=== TASK PROMPT ===
Beneath this line sits some data. Return only its lines from the one holding "Generate a web" through the one holding "i) => barColors[i]);", inclusive, exactly, with the images removed.

=== SUPPLIED MATERIAL ===
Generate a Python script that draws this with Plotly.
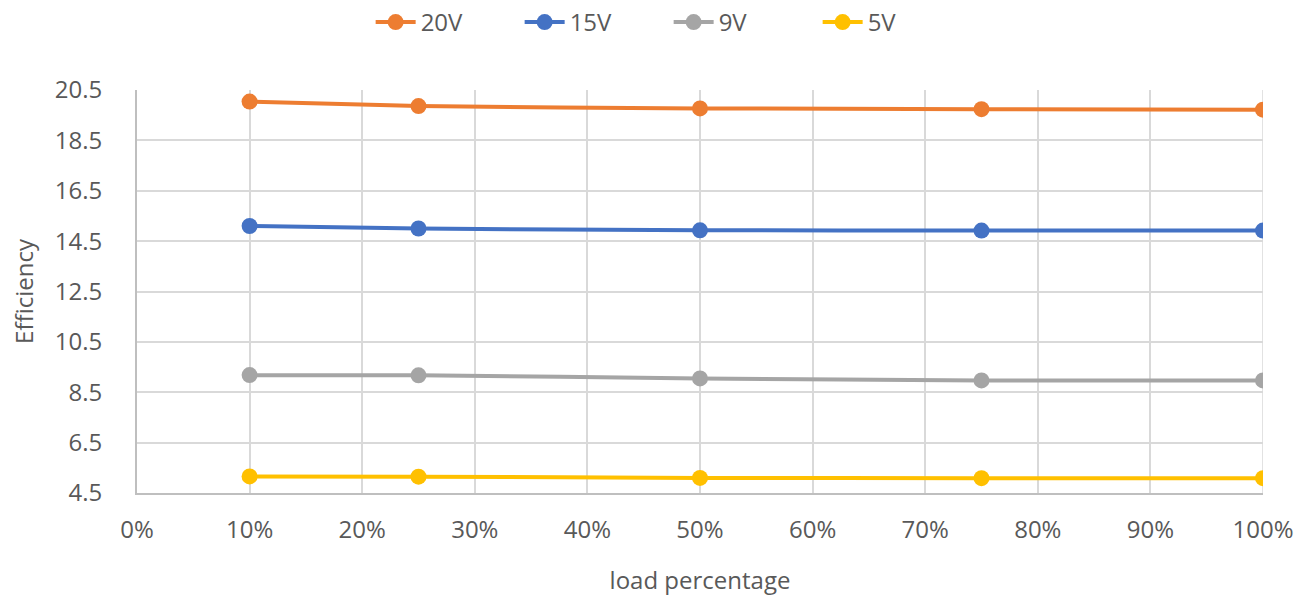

* * *

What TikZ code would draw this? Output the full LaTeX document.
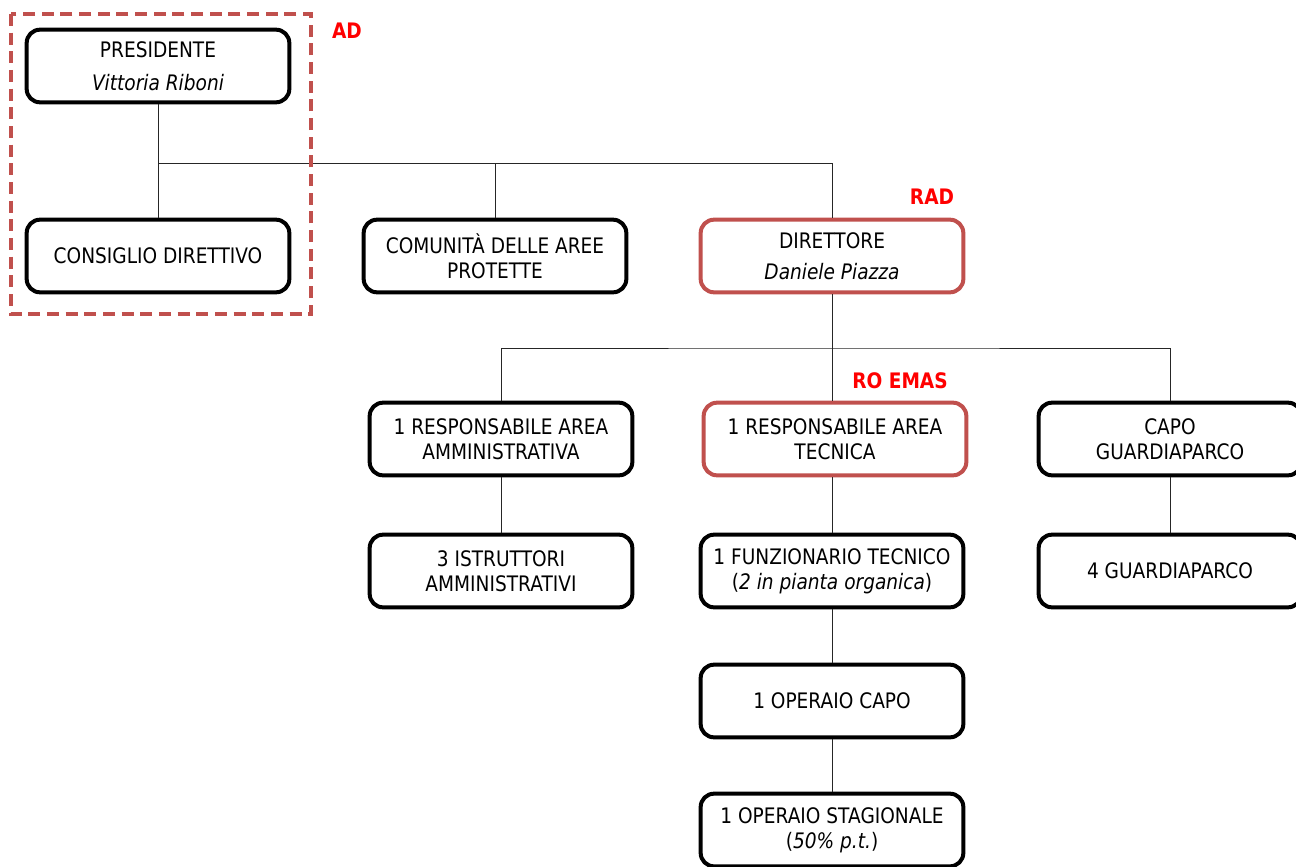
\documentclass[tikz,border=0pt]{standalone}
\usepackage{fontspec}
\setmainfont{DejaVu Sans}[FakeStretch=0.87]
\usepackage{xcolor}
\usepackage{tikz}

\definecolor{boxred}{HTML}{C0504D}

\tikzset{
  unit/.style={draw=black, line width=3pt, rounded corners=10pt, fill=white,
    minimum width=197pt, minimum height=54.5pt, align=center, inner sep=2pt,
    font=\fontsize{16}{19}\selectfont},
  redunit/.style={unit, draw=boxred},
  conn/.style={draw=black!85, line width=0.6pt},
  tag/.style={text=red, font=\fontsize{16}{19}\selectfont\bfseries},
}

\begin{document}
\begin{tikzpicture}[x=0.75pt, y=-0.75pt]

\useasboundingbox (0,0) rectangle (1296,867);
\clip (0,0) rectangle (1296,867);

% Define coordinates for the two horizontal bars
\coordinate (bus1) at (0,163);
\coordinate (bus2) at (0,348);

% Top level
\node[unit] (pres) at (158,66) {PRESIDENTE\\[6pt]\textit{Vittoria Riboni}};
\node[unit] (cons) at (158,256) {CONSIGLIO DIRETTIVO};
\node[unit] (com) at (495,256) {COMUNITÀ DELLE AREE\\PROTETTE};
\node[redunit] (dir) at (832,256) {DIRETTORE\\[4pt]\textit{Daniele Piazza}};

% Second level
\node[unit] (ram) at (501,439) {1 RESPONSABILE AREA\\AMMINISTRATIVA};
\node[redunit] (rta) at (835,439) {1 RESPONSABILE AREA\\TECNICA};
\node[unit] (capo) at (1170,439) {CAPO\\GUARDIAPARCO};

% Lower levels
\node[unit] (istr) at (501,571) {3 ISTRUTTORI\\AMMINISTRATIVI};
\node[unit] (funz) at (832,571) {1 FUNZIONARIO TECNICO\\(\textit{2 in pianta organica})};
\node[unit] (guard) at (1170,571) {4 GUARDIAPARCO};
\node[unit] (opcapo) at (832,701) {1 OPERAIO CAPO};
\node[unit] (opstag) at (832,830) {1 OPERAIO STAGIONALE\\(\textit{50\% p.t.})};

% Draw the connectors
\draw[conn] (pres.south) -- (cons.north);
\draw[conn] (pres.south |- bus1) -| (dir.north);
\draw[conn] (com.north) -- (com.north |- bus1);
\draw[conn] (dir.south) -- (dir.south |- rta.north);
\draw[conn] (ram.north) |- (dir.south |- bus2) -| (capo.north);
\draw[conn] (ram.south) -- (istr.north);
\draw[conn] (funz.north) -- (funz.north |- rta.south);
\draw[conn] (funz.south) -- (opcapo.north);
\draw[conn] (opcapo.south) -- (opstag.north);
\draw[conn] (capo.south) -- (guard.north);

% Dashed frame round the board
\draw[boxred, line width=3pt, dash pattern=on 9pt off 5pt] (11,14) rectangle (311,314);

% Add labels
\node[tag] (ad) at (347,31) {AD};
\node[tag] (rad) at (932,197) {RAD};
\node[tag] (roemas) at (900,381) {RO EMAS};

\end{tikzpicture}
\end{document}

==

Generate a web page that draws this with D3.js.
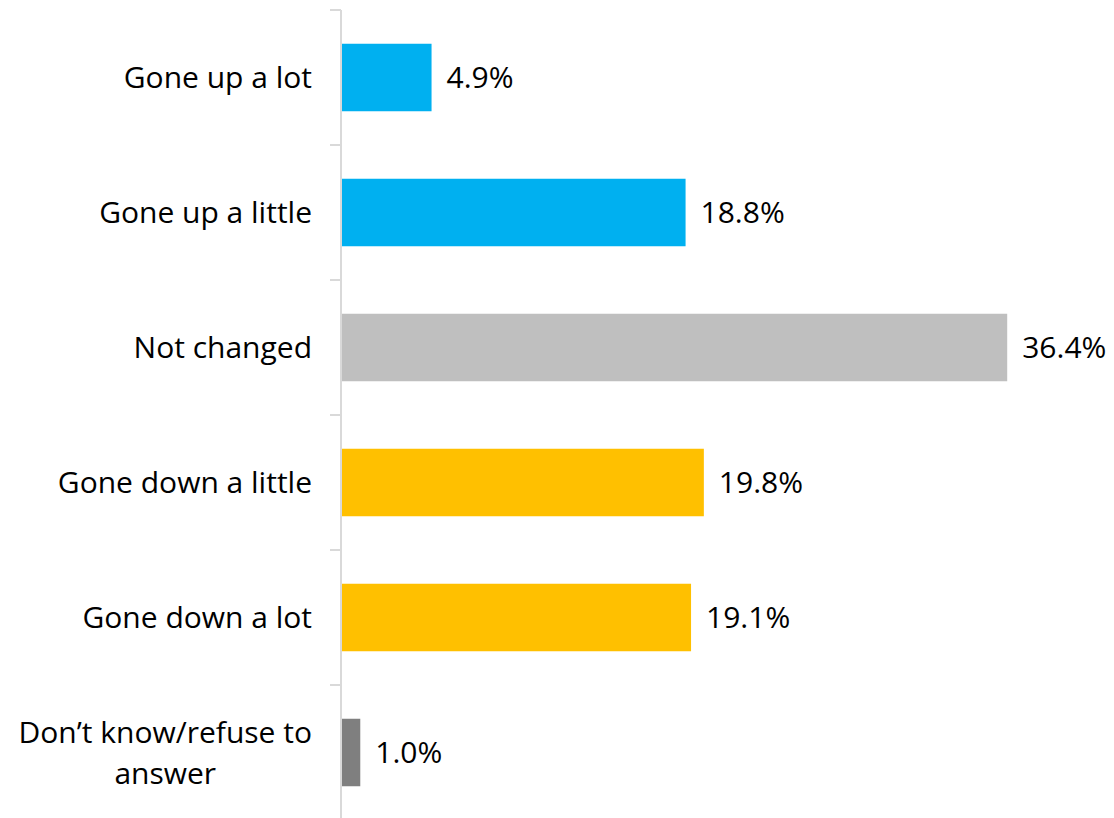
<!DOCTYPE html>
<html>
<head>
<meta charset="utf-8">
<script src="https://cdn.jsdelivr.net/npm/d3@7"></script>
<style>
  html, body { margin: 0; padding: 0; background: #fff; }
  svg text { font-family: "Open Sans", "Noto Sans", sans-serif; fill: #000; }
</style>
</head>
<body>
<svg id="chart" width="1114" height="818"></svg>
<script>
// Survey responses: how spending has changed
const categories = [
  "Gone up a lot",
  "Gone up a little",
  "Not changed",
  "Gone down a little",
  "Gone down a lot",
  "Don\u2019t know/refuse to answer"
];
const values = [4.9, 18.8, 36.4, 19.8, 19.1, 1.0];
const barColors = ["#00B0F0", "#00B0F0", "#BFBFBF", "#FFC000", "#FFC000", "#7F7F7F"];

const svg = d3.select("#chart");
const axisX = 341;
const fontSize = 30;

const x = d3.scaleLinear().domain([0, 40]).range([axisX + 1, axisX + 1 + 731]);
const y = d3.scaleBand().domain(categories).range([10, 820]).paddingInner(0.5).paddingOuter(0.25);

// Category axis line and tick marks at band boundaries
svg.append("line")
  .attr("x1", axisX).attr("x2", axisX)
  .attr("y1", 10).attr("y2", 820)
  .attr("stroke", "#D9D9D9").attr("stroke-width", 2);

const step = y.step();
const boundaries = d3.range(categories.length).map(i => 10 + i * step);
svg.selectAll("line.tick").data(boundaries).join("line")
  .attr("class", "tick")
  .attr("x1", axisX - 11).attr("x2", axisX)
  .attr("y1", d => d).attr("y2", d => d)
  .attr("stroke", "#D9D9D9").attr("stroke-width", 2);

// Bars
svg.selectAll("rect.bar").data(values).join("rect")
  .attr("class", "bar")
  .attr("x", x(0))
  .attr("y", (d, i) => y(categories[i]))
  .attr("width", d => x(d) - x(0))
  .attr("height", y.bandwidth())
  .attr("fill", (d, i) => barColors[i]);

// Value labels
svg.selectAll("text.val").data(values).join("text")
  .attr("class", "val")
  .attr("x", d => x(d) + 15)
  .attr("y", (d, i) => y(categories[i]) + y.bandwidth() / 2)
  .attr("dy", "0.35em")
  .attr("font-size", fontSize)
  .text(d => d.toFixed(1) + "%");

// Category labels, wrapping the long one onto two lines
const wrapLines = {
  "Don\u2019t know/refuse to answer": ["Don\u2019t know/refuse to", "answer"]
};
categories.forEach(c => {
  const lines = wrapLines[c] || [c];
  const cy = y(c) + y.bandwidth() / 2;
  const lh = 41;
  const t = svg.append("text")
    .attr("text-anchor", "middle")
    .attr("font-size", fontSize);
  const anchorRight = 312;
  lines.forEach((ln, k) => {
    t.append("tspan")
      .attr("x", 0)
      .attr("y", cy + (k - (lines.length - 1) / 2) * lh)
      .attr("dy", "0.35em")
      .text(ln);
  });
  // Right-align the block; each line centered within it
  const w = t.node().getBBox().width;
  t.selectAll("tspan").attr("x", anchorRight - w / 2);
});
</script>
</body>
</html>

=== WRITTEN ANSWER ===
Generate a web page that draws this with D3.js.
<!DOCTYPE html>
<html>
<head>
<meta charset="utf-8">
<script src="https://cdn.jsdelivr.net/npm/d3@7"></script>
<style>
  html, body { margin: 0; padding: 0; background: #fff; }
  svg text { font-family: "Open Sans", "Noto Sans", sans-serif; fill: #000; }
</style>
</head>
<body>
<svg id="chart" width="1114" height="818"></svg>
<script>
// Survey responses: how spending has changed
const categories = [
  "Gone up a lot",
  "Gone up a little",
  "Not changed",
  "Gone down a little",
  "Gone down a lot",
  "Don\u2019t know/refuse to answer"
];
const values = [4.9, 18.8, 36.4, 19.8, 19.1, 1.0];
const barColors = ["#00B0F0", "#00B0F0", "#BFBFBF", "#FFC000", "#FFC000", "#7F7F7F"];

const svg = d3.select("#chart");
const axisX = 341;
const fontSize = 30;

const x = d3.scaleLinear().domain([0, 40]).range([axisX + 1, axisX + 1 + 731]);
const y = d3.scaleBand().domain(categories).range([10, 820]).paddingInner(0.5).paddingOuter(0.25);

// Category axis line and tick marks at band boundaries
svg.append("line")
  .attr("x1", axisX).attr("x2", axisX)
  .attr("y1", 10).attr("y2", 820)
  .attr("stroke", "#D9D9D9").attr("stroke-width", 2);

const step = y.step();
const boundaries = d3.range(categories.length).map(i => 10 + i * step);
svg.selectAll("line.tick").data(boundaries).join("line")
  .attr("class", "tick")
  .attr("x1", axisX - 11).attr("x2", axisX)
  .attr("y1", d => d).attr("y2", d => d)
  .attr("stroke", "#D9D9D9").attr("stroke-width", 2);

// Bars
svg.selectAll("rect.bar").data(values).join("rect")
  .attr("class", "bar")
  .attr("x", x(0))
  .attr("y", (d, i) => y(categories[i]))
  .attr("width", d => x(d) - x(0))
  .attr("height", y.bandwidth())
  .attr("fill", (d, i) => barColors[i]);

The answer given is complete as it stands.